In the afternoon we met up with some friends at the library to play, borrow some books, and snack on some Dunkin Donuts. The whole time I kept thinking how this was it. The next day would be our new life and this was the last day of this one. My friend asked Little Miss what she was doing the next day and she said she was, “going to Panera for lunch with Daddy.” She was clearly in denial.
That night we got everything ready to go, Little Miss talked on the phone with my parents, my aunt and my husband’s aunt. I gave the kids a bath and we took a selfie of Little Miss’s first school night. I couldn’t believe I was at that point in our lives and I was dreading all the crying I was bound to do the next day.
The next morning we woke up early and had to get Little Miss out of bed, a flip-flop of our normal routine. She was nervous and kept saying she was going to miss us. I gave her one of my bracelets to wear so she could look at it if she missed me. She promised to take good care of it until we picked her up.

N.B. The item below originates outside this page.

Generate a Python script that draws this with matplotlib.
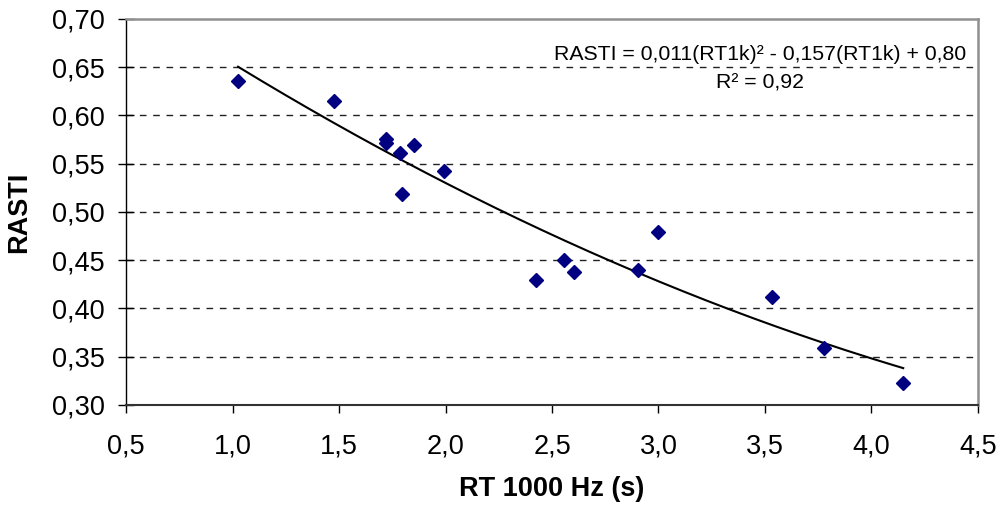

When we got to the school, after taking a ton of pictures in front of our house, the classroom was chaotic. There were parents everywhere. Some kids seemed to already know each other (maybe they had been in the three-year-old class?) but there were others who were red-faced and hanging on to their parents like our Little Miss.
Thankfully the class aide noticed that Little Miss looked nervous and asked her if she would like to do a puzzle. Surprisingly, the kid who hated puzzles until just recently, was excited to see what they had. Another little girl, who looked like she had been crying, sat down with her on the carpet and together they started to put together a picture of Anna and Elsa. She was engaged and barely acknowledged us when we said goodbye. The best you could hope for.
And you know what? The amazing thing was that I didn’t cry! I was so determined to make Little Miss comfortable that I was emotionally stable. I did feel a little panicky knowing that she was in the care of people we didn’t really know, and I was a little upset when Mr. Man kept asking for her, but I kept it together and didn’t shed a tear.
When we went to pick her up a short two and a half hours later, she was sitting with her class, smiling and listening to a book. We hit a little hiccup when she tried to run to us without her name being called, but it was all forgotten when we took her to Panera (for “the best grilled cheese in the world”).
She told us a few things about school, but didn’t have a ton to say. My husband went to work after lunch and our day continued on as it normally would have, but it felt different. It’s kind of like when you go to work in the afternoon and you feel all out of sorts. She seemed older and I was very aware that we had spent hours apart and she had done things without me that I didn’t know about.
After dinner we went to Little Miss’s favorite ice cream place and met up with my parents. They, of course, came baring toys for both kids and were thrilled to talk about her first day. While she was mostly interested in her new Shopkins and her red, white and blue Italian Ice, she did tell my mom that they read a book called “Don’t Eat the Teacher.”
She was very cool, but had obviously had a trying day. She usually loves to ride in my mom’s car, and even though Mr. Man was already strapped in, Little Miss started to cry because she was going to miss me... on the five-minute ride back to our house. So I put her in my car, but then she cried while we drove because she missed her brother.
When we got back the kids ran in circles, talked a ton and Skyped with my sister, which was absolutely adorable. Then my parents went home and I was left to do our bedtime routine.
The day was long, but exciting and I think that we handled it the right way. It was scary for her, and while we acknowledged that, we made it celebratory and a day that I will never forget. I doubt she will remember, but I think she was happy more often than not. If she forgets, she’ll just have to look at the millions of pictures her family/paparazzi took.